You may know what happens next. Jesus spits on the ground, makes a little mud and puts it on the blind man’s eyes. He commands the man to go wash, and he comes back seeing! By giving this man physical and spiritual sight, Jesus proves what he has just said about himself: “I am the light of the world.”

Lauren and I have at times exhausted ourselves with questions. Why do we have infertility? How did this happen and how can we fix it? Why is adoption so hard? So expensive? So slow? Why us? Our questions carry a speculation and uncertainty that rings throughout to the disciples’ question—who sinned? At the end of the day, there is no good answer for these questions besides brokenness. Bad things happen. But after 32 months of trying to start a family, we’re only just beginning to see the extent to which God can redeem our broken situation. People have said we’re an encouragement to them. Couples in the same situation have come to us for guidance. Really? Us? But we don’t have the answers. I’m beginning to think that grieving people really don’t want answers. Just hope. Hope that there is a way forward. Hope that they are not alone in their darkness. Hope that God is not mean or apathetic. Hope that their faith is worth something and can survive this reality they’re facing.

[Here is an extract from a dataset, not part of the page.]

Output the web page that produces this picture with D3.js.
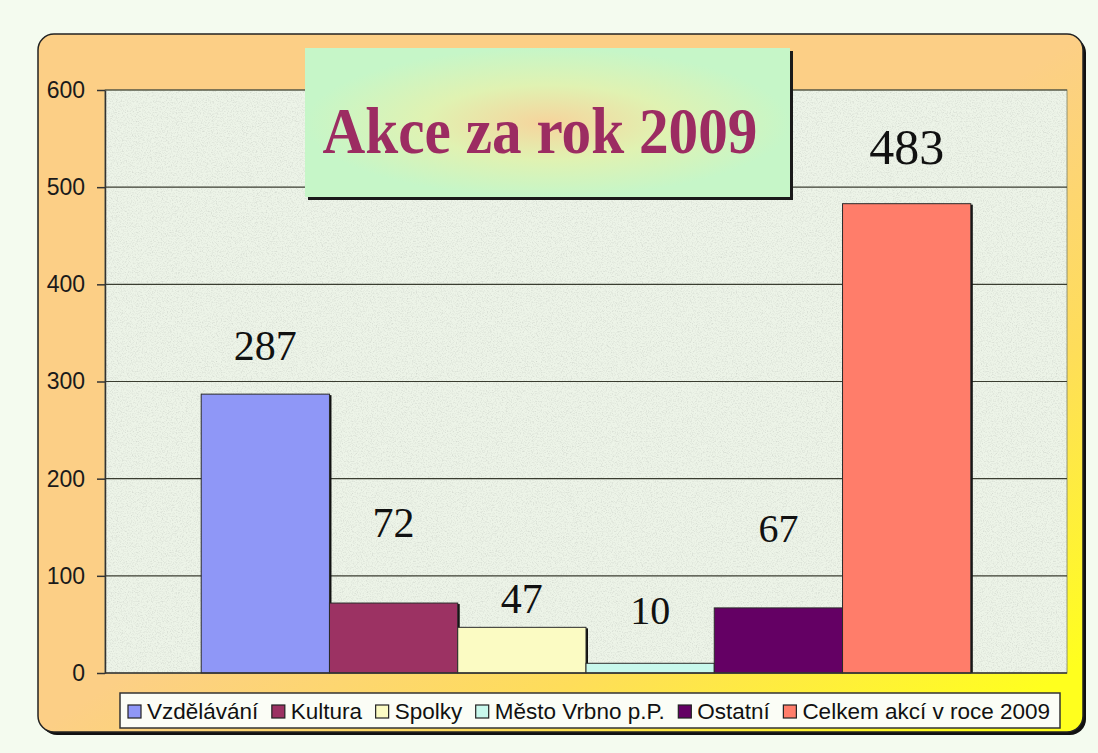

One of the speakers at this retreat last week called us heroes. A bit of an overstatement, I thought at the time. He went on to explain himself. He said that we’re heroes because we’re taking what is God’s and reclaiming it for him. God made everything and God makes babies, he said. So these babies, like everything, belong to God. And when we take them in and care for them, we’re showing that we respect and honor and value the one who made them. Isn’t that what Christians do though? Isn’t that what our lives are about? We reclaim what is God’s in spite of brokenness. To be clear, we're not heroes. All along, I’ve thought adoption was a way for Lauren and I to start a family, but that’s not all. Apparently, there is a bigger picture I’m not seeing. There is something more going on here and it has to do with God's care for his creation.